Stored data
★ ★ ★ ★ ★

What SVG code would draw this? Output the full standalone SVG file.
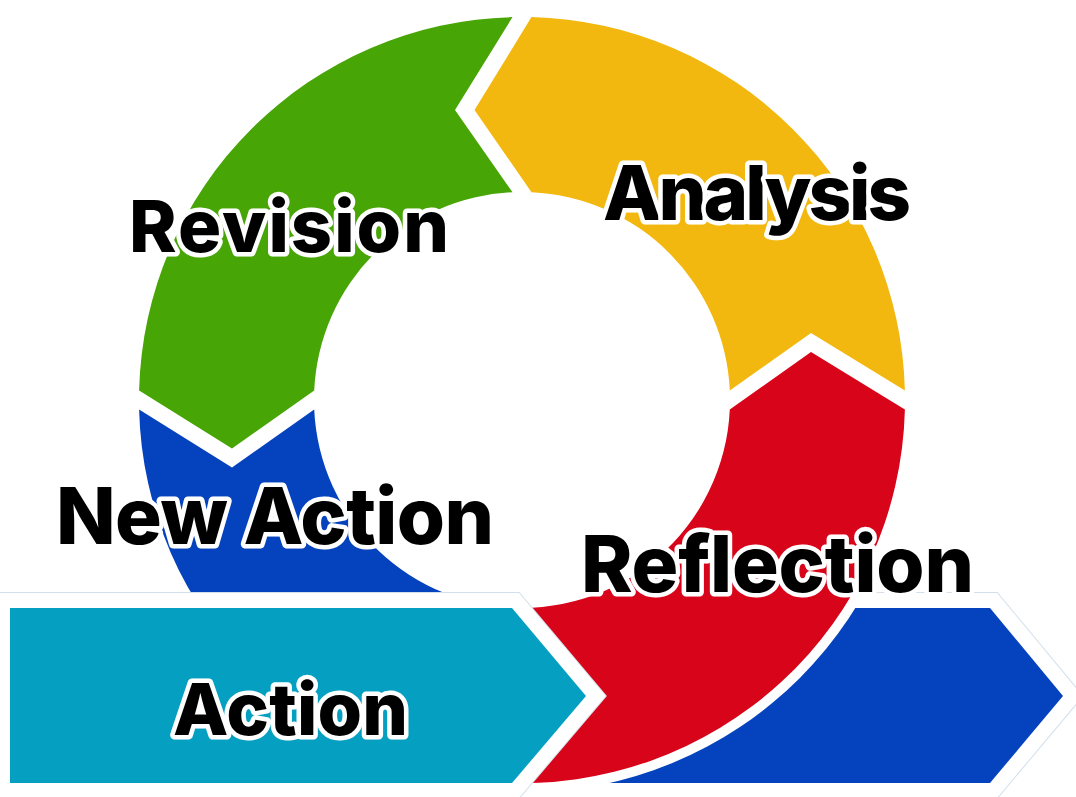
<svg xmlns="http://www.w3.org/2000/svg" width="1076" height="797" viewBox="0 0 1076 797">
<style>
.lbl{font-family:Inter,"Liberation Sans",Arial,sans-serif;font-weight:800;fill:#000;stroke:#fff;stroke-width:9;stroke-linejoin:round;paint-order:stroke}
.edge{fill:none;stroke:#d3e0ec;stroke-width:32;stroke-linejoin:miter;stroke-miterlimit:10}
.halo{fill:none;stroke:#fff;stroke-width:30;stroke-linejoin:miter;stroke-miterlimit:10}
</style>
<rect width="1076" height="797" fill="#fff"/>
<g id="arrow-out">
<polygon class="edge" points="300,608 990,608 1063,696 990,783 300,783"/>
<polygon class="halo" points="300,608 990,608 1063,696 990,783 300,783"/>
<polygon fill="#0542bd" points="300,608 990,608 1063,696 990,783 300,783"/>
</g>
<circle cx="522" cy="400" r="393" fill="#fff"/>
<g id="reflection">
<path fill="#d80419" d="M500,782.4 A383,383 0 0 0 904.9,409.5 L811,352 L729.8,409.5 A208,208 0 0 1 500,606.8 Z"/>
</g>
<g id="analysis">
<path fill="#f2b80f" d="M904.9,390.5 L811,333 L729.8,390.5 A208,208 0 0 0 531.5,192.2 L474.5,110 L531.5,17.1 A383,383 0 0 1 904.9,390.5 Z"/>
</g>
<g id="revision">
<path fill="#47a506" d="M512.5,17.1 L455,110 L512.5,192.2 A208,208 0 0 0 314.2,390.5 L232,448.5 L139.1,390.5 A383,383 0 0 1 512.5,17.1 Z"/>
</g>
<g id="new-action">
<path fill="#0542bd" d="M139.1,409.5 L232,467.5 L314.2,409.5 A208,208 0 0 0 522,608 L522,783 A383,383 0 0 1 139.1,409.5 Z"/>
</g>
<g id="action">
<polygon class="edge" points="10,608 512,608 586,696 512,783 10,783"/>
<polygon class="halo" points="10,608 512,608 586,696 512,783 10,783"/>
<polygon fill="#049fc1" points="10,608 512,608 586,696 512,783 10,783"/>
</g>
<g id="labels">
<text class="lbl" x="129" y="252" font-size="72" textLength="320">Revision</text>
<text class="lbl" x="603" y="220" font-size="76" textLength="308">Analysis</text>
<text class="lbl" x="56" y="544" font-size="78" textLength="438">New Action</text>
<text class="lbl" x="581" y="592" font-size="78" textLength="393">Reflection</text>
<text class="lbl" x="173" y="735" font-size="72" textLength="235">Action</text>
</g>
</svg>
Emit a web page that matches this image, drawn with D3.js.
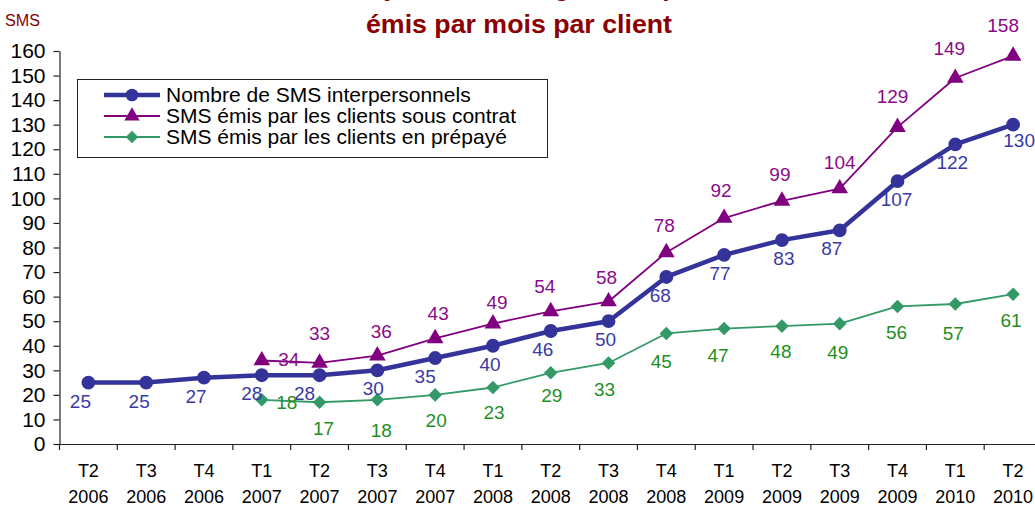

★ ★ ★ ★ ★

List every line above containing the word "this".

*RESULT BELOW*
What SVG code would draw this? Output the full standalone SVG file.
Emit a web page that matches this image, drawn with D3.js.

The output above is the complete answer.